GOAL »
Repeat everything from the first line of the listing below through the line that contains "yticks = [0, 200, 400, 600, 800]", exactly. Leave out pictures.

GIVEN DATA »

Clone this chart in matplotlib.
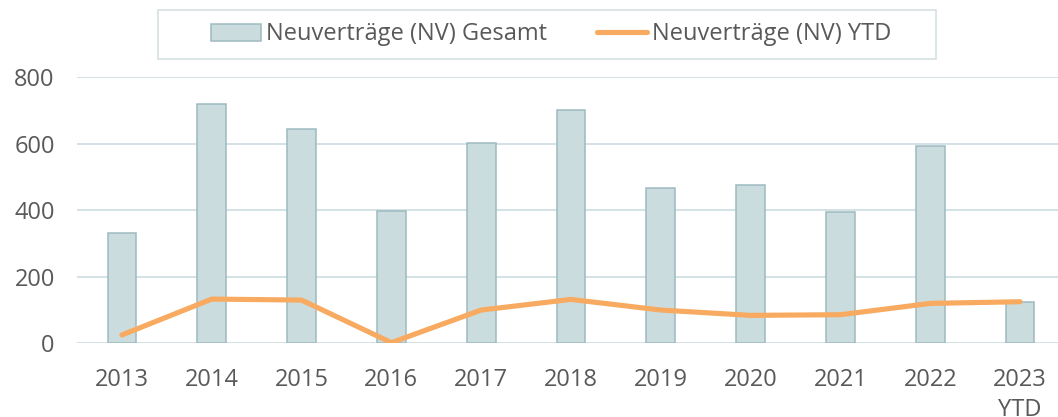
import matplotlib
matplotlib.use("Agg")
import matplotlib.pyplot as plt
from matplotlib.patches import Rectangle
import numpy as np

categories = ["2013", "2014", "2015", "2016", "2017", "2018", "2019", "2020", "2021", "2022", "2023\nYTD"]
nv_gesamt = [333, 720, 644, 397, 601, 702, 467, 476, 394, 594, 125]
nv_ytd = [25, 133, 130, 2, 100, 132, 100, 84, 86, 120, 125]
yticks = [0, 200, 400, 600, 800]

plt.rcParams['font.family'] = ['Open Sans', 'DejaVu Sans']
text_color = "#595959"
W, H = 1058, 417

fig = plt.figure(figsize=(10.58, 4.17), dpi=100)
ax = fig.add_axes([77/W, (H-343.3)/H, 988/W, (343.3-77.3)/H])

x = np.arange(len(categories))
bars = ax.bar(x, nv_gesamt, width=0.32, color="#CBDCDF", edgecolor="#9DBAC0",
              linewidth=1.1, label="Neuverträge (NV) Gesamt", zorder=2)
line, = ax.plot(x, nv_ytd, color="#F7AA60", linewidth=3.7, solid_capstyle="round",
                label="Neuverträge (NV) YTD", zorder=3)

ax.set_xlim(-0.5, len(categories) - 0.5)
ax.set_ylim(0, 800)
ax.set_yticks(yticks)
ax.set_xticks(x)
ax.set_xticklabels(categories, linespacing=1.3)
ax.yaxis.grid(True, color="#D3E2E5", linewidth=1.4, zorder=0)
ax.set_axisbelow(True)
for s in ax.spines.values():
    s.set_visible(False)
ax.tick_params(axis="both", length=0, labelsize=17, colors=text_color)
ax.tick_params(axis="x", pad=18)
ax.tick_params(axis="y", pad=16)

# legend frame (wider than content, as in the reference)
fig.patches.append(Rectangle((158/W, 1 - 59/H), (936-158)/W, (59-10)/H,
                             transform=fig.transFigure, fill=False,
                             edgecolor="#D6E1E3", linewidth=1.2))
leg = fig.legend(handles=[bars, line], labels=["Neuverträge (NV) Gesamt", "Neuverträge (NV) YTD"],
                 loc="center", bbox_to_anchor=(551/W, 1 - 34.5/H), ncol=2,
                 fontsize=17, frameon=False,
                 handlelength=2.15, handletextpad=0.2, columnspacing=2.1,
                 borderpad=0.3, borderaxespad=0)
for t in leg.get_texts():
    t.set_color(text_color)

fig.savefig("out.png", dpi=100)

FINAL ANSWER »
Clone this chart in matplotlib.
import matplotlib
matplotlib.use("Agg")
import matplotlib.pyplot as plt
from matplotlib.patches import Rectangle
import numpy as np

categories = ["2013", "2014", "2015", "2016", "2017", "2018", "2019", "2020", "2021", "2022", "2023\nYTD"]
nv_gesamt = [333, 720, 644, 397, 601, 702, 467, 476, 394, 594, 125]
nv_ytd = [25, 133, 130, 2, 100, 132, 100, 84, 86, 120, 125]
yticks = [0, 200, 400, 600, 800]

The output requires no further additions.